Tanzträume Deutschland 2010 – 89min.
Filmkritik
Pina Bauschs Vermächtnis
"Tanzträume" dokumentiert ein Projekt, das Pina Bausch angestossen hat. 40 Jugendliche proben im Wuppertaler Tanztheater ein tänzerisches Schauspiel. Der Film beschreibt die Gefühle der Akteure, den Prozess einer Entwicklung und ist zugleich eine Hommage an eine der grössten Choreographinnen der Ballettgeschichte.

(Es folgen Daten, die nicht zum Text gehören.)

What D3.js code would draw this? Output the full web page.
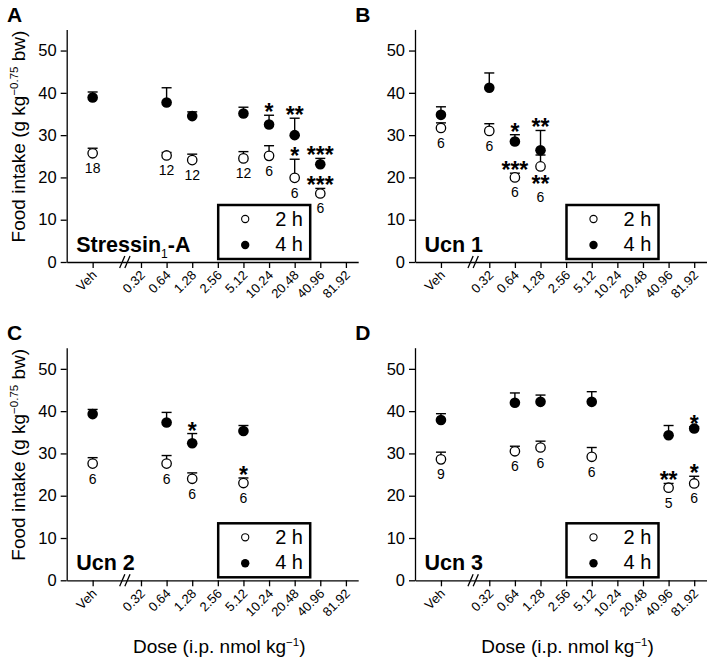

Nein, es geht nicht um den "Schwanensee", auch nicht um "Saturday Night Fever" oder irgendeine modische Art von Moderne Dancing. In Pina Bauschs Tanztheater wird nicht Klassik zelebriert, werden nicht modische Ströme aufgenommen. Über dreissig Jahre hat die Bühnenkünstlerin und Choreografin das Tanztheater Wuppertal geprägt und bekannt gemacht. Ihr Credo war, die Menschen in den Mittelpunkt zu stellen, dabei ging es weniger darum zu zeigen wie sich Menschen bewegten, sondern was sie bewegte. Das Stück "Kontakthof" entstand bereits 1978, im Jahr 2000 befasst sich eine Seniorentruppe mit diesem Szenarium und 2008 arbeiteten Jugendliche am "Kontakthof". Pina Bausch begleitete die Arbeit über ein Jahr und erlebt die Premiere, bevor sie Ende Juni 2009 in Wuppertal starb.
Rund 40 Schüler und Schülerinnen zwischen 14 und 18 Jahren hatten sich im Tanztheater Wuppertal eingefunden, um am Projekt mitzuarbeiten. Die jungen Leute lernen nicht nur Schritte, Bewegungen und Zusammenspiel, sondern auch Vorurteile abzubauen und einiges über sich selbst. Die ehemaligen Bausch-Tänzerinnen Jo Ann Endicott und Bénédicte Billiet, die das Bausch-Stück einstudieren, führen die Akteure und Akteurinnen behutsam und konsequent an ihre Aufgaben heran, an das Zusammenspiel, an Überwindung eigener Schwellen, letztlich zur «Veräusserung» der Gefühle. Pina Bausch scheint präsent, auch wenn sie nicht zugegen ist. Nicht als Domina, sondern als verständige Freundin, welche die jungen Darsteller in ihrer Selbstverwirklichung, in ihrem Selbstverständnis stärkt und fördert.
Anne Linsel versteht es, die Entwicklung, die Reifung und Bereicherung der Schüler und Schülerinnen subtil und hautnah zu dokumentieren. Der Film über «Tanzträume», die real werden, geht zu Herzen, bringt die Freude und kleinen persönlichen Triumphe rüber. Aber darüber hinaus ist er vor allem eine unaufdringliche Hommage an die Bühnenkünstlerin Pina Bausch. Er dokumentiert ihr Verständnis von Tanz und wird zum leisen Vermächtnis. Er zeigt die letzten Aufnahmen, das letzte Interview mit ihr.